• _Work to complete_: Give a verbatim copy of the lines below, minus the pictures.

• _Dataset extract_:
================

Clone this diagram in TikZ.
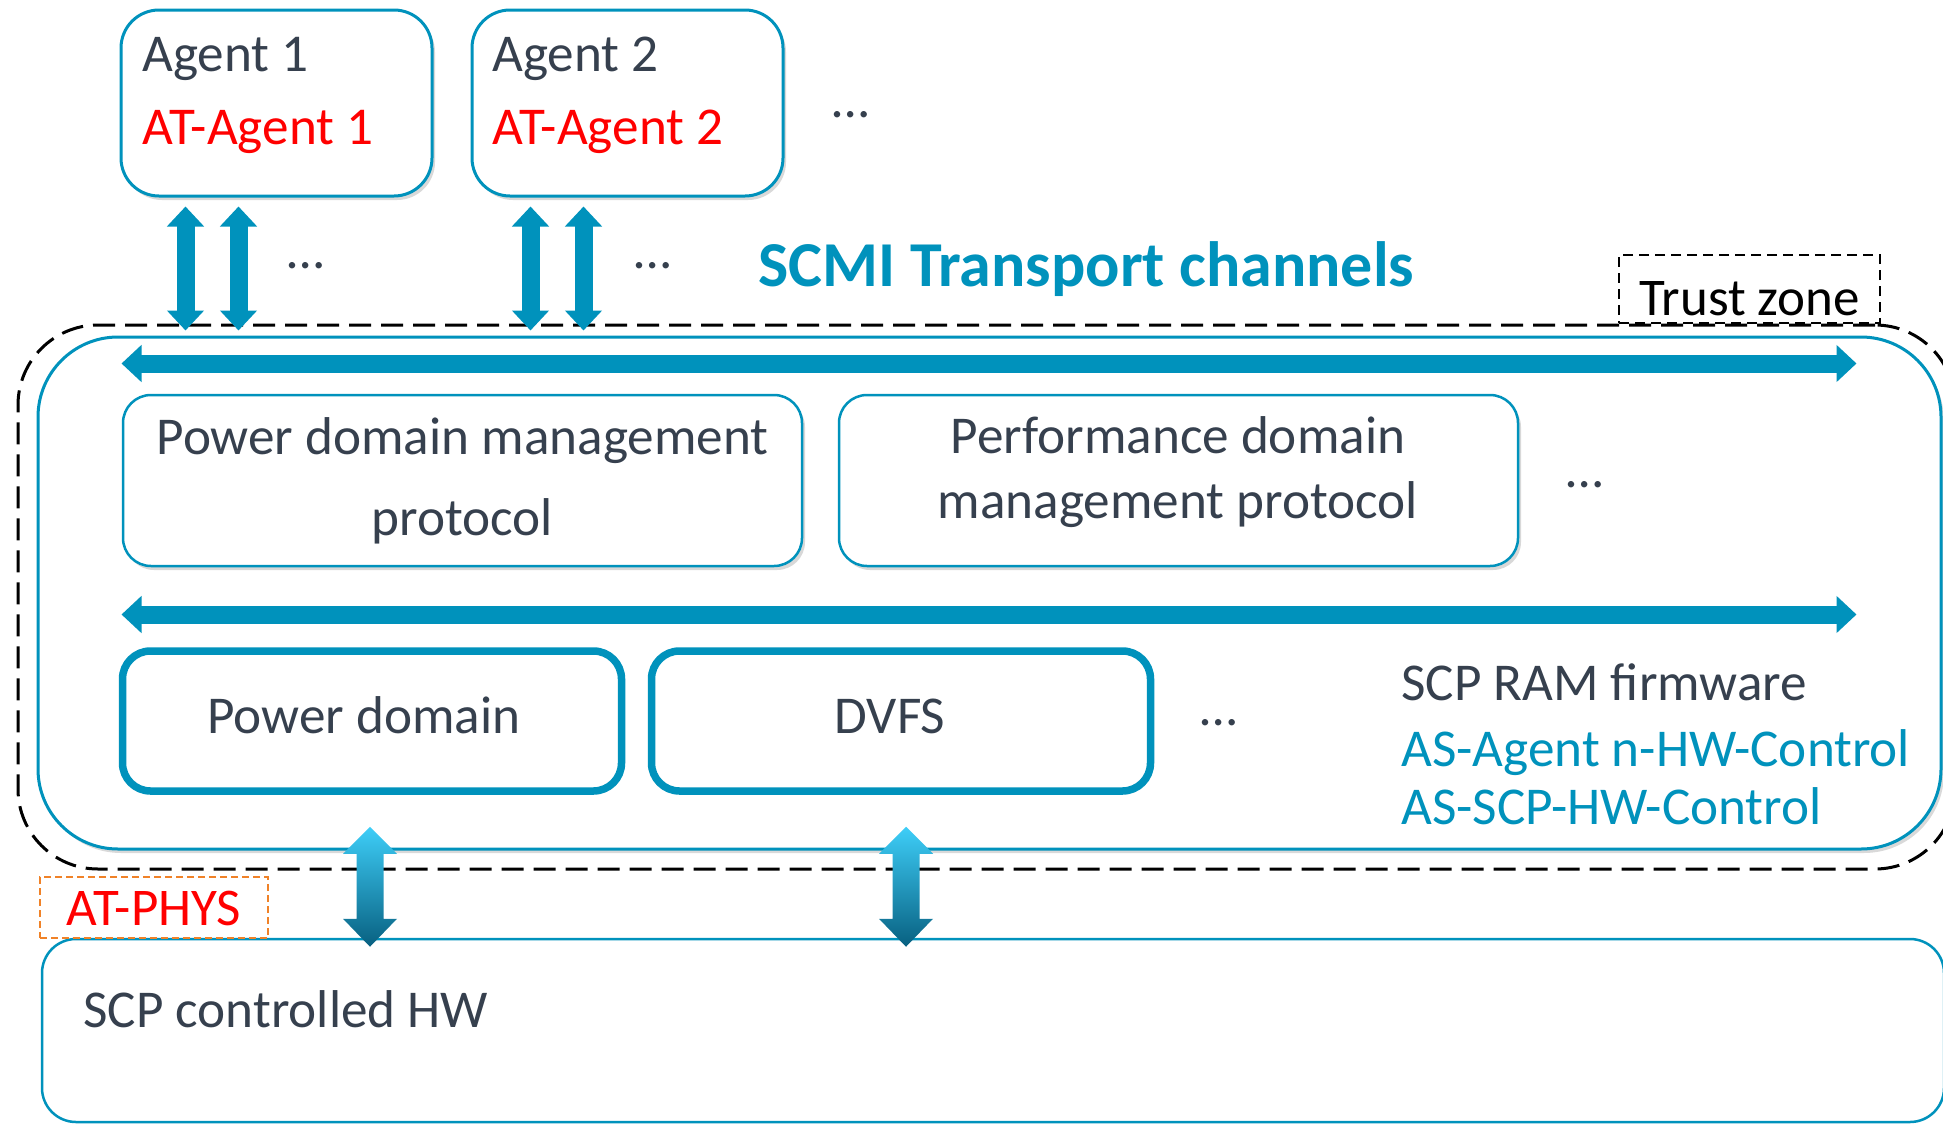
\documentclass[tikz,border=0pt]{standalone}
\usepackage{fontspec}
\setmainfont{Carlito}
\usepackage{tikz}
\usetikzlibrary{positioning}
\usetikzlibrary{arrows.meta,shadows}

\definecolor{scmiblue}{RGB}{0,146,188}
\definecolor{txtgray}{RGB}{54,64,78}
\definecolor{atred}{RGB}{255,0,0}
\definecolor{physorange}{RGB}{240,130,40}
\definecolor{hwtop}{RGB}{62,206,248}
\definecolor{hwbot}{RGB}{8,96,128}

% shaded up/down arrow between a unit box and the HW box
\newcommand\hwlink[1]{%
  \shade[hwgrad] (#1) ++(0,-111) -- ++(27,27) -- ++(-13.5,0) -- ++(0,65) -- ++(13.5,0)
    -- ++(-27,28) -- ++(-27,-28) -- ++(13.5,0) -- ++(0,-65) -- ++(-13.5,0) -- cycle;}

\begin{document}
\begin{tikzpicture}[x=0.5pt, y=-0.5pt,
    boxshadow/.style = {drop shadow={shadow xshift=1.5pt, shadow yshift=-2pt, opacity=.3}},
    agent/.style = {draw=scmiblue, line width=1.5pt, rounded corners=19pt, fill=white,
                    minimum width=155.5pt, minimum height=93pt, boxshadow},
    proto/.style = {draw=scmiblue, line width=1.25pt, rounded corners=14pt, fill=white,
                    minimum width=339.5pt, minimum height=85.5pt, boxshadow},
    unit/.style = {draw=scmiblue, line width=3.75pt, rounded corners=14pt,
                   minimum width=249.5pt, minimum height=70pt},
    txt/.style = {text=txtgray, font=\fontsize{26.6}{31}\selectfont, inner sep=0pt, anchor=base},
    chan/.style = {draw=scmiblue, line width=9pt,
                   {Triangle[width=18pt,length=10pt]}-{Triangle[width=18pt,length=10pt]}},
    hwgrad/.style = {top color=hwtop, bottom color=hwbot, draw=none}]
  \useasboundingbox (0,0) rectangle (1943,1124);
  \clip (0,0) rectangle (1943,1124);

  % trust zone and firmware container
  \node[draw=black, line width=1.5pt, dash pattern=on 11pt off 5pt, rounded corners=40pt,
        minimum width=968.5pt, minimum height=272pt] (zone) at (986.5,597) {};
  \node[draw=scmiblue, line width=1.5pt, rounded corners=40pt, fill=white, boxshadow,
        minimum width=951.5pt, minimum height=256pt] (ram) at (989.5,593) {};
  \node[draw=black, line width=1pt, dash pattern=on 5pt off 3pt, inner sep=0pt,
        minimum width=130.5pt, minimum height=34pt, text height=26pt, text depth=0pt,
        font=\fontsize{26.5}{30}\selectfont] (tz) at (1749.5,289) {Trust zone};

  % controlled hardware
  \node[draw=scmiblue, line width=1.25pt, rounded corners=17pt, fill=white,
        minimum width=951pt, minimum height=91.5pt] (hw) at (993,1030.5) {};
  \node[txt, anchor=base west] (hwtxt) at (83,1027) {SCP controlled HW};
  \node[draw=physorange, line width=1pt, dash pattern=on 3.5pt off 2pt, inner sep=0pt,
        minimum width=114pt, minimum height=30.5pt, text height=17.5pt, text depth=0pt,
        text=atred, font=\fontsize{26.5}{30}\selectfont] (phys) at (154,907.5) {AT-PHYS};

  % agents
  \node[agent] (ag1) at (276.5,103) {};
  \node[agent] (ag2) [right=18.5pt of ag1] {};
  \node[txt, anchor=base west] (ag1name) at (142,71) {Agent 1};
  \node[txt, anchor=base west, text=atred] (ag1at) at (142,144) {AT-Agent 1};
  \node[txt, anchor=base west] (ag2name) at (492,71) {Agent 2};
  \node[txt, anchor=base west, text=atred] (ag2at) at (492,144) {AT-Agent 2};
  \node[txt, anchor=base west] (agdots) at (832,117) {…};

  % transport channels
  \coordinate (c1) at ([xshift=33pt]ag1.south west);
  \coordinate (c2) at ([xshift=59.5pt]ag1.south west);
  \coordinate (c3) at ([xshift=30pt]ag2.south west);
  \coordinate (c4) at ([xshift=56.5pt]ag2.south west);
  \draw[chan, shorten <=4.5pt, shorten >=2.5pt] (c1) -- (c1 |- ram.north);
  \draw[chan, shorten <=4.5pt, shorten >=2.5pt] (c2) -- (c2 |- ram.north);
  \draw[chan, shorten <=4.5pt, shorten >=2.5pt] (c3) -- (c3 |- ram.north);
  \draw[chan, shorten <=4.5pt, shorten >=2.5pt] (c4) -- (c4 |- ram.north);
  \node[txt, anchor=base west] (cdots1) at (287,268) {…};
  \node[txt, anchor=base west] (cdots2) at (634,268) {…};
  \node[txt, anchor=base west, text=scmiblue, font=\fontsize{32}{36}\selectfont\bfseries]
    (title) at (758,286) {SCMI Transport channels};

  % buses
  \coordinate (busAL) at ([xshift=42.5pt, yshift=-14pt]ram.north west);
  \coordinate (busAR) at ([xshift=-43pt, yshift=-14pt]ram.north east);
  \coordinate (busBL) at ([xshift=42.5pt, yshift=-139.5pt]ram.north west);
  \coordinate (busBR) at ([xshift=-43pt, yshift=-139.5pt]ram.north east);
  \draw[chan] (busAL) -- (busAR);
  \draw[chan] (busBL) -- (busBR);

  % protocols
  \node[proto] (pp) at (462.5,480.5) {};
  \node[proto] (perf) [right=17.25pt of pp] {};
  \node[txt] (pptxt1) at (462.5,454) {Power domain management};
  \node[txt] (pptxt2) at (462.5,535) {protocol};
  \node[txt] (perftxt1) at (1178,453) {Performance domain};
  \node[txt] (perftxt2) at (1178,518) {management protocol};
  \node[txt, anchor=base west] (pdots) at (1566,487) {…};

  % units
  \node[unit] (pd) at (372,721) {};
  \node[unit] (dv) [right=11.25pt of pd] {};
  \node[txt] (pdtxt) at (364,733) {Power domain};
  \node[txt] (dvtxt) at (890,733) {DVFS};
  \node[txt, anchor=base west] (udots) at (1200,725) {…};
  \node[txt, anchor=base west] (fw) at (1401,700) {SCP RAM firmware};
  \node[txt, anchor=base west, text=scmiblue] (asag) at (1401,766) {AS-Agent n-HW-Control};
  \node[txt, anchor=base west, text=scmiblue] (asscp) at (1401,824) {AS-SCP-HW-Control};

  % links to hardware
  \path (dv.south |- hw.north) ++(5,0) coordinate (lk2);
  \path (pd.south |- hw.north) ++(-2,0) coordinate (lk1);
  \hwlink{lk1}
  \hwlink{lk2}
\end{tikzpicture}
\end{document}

================

• _Completed task_:
Clone this diagram in TikZ.
\documentclass[tikz,border=0pt]{standalone}
\usepackage{fontspec}
\setmainfont{Carlito}
\usepackage{tikz}
\usetikzlibrary{positioning}
\usetikzlibrary{arrows.meta,shadows}

\definecolor{scmiblue}{RGB}{0,146,188}
\definecolor{txtgray}{RGB}{54,64,78}
\definecolor{atred}{RGB}{255,0,0}
\definecolor{physorange}{RGB}{240,130,40}
\definecolor{hwtop}{RGB}{62,206,248}
\definecolor{hwbot}{RGB}{8,96,128}

% shaded up/down arrow between a unit box and the HW box
\newcommand\hwlink[1]{%
  \shade[hwgrad] (#1) ++(0,-111) -- ++(27,27) -- ++(-13.5,0) -- ++(0,65) -- ++(13.5,0)
    -- ++(-27,28) -- ++(-27,-28) -- ++(13.5,0) -- ++(0,-65) -- ++(-13.5,0) -- cycle;}

\begin{document}
\begin{tikzpicture}[x=0.5pt, y=-0.5pt,
    boxshadow/.style = {drop shadow={shadow xshift=1.5pt, shadow yshift=-2pt, opacity=.3}},
    agent/.style = {draw=scmiblue, line width=1.5pt, rounded corners=19pt, fill=white,
                    minimum width=155.5pt, minimum height=93pt, boxshadow},
    proto/.style = {draw=scmiblue, line width=1.25pt, rounded corners=14pt, fill=white,
                    minimum width=339.5pt, minimum height=85.5pt, boxshadow},
    unit/.style = {draw=scmiblue, line width=3.75pt, rounded corners=14pt,
                   minimum width=249.5pt, minimum height=70pt},
    txt/.style = {text=txtgray, font=\fontsize{26.6}{31}\selectfont, inner sep=0pt, anchor=base},
    chan/.style = {draw=scmiblue, line width=9pt,
                   {Triangle[width=18pt,length=10pt]}-{Triangle[width=18pt,length=10pt]}},
    hwgrad/.style = {top color=hwtop, bottom color=hwbot, draw=none}]
  \useasboundingbox (0,0) rectangle (1943,1124);
  \clip (0,0) rectangle (1943,1124);

  % trust zone and firmware container
  \node[draw=black, line width=1.5pt, dash pattern=on 11pt off 5pt, rounded corners=40pt,
        minimum width=968.5pt, minimum height=272pt] (zone) at (986.5,597) {};
  \node[draw=scmiblue, line width=1.5pt, rounded corners=40pt, fill=white, boxshadow,
        minimum width=951.5pt, minimum height=256pt] (ram) at (989.5,593) {};
  \node[draw=black, line width=1pt, dash pattern=on 5pt off 3pt, inner sep=0pt,
        minimum width=130.5pt, minimum height=34pt, text height=26pt, text depth=0pt,
        font=\fontsize{26.5}{30}\selectfont] (tz) at (1749.5,289) {Trust zone};

  % controlled hardware
  \node[draw=scmiblue, line width=1.25pt, rounded corners=17pt, fill=white,
        minimum width=951pt, minimum height=91.5pt] (hw) at (993,1030.5) {};
  \node[txt, anchor=base west] (hwtxt) at (83,1027) {SCP controlled HW};
  \node[draw=physorange, line width=1pt, dash pattern=on 3.5pt off 2pt, inner sep=0pt,
        minimum width=114pt, minimum height=30.5pt, text height=17.5pt, text depth=0pt,
        text=atred, font=\fontsize{26.5}{30}\selectfont] (phys) at (154,907.5) {AT-PHYS};

  % agents
  \node[agent] (ag1) at (276.5,103) {};
  \node[agent] (ag2) [right=18.5pt of ag1] {};
  \node[txt, anchor=base west] (ag1name) at (142,71) {Agent 1};
  \node[txt, anchor=base west, text=atred] (ag1at) at (142,144) {AT-Agent 1};
  \node[txt, anchor=base west] (ag2name) at (492,71) {Agent 2};
  \node[txt, anchor=base west, text=atred] (ag2at) at (492,144) {AT-Agent 2};
  \node[txt, anchor=base west] (agdots) at (832,117) {…};

  % transport channels
  \coordinate (c1) at ([xshift=33pt]ag1.south west);
  \coordinate (c2) at ([xshift=59.5pt]ag1.south west);
  \coordinate (c3) at ([xshift=30pt]ag2.south west);
  \coordinate (c4) at ([xshift=56.5pt]ag2.south west);
  \draw[chan, shorten <=4.5pt, shorten >=2.5pt] (c1) -- (c1 |- ram.north);
  \draw[chan, shorten <=4.5pt, shorten >=2.5pt] (c2) -- (c2 |- ram.north);
  \draw[chan, shorten <=4.5pt, shorten >=2.5pt] (c3) -- (c3 |- ram.north);
  \draw[chan, shorten <=4.5pt, shorten >=2.5pt] (c4) -- (c4 |- ram.north);
  \node[txt, anchor=base west] (cdots1) at (287,268) {…};
  \node[txt, anchor=base west] (cdots2) at (634,268) {…};
  \node[txt, anchor=base west, text=scmiblue, font=\fontsize{32}{36}\selectfont\bfseries]
    (title) at (758,286) {SCMI Transport channels};

  % buses
  \coordinate (busAL) at ([xshift=42.5pt, yshift=-14pt]ram.north west);
  \coordinate (busAR) at ([xshift=-43pt, yshift=-14pt]ram.north east);
  \coordinate (busBL) at ([xshift=42.5pt, yshift=-139.5pt]ram.north west);
  \coordinate (busBR) at ([xshift=-43pt, yshift=-139.5pt]ram.north east);
  \draw[chan] (busAL) -- (busAR);
  \draw[chan] (busBL) -- (busBR);

  % protocols
  \node[proto] (pp) at (462.5,480.5) {};
  \node[proto] (perf) [right=17.25pt of pp] {};
  \node[txt] (pptxt1) at (462.5,454) {Power domain management};
  \node[txt] (pptxt2) at (462.5,535) {protocol};
  \node[txt] (perftxt1) at (1178,453) {Performance domain};
  \node[txt] (perftxt2) at (1178,518) {management protocol};
  \node[txt, anchor=base west] (pdots) at (1566,487) {…};

  % units
  \node[unit] (pd) at (372,721) {};
  \node[unit] (dv) [right=11.25pt of pd] {};
  \node[txt] (pdtxt) at (364,733) {Power domain};
  \node[txt] (dvtxt) at (890,733) {DVFS};
  \node[txt, anchor=base west] (udots) at (1200,725) {…};
  \node[txt, anchor=base west] (fw) at (1401,700) {SCP RAM firmware};
  \node[txt, anchor=base west, text=scmiblue] (asag) at (1401,766) {AS-Agent n-HW-Control};
  \node[txt, anchor=base west, text=scmiblue] (asscp) at (1401,824) {AS-SCP-HW-Control};

  % links to hardware
  \path (dv.south |- hw.north) ++(5,0) coordinate (lk2);
  \path (pd.south |- hw.north) ++(-2,0) coordinate (lk1);
  \hwlink{lk1}
  \hwlink{lk2}
\end{tikzpicture}
\end{document}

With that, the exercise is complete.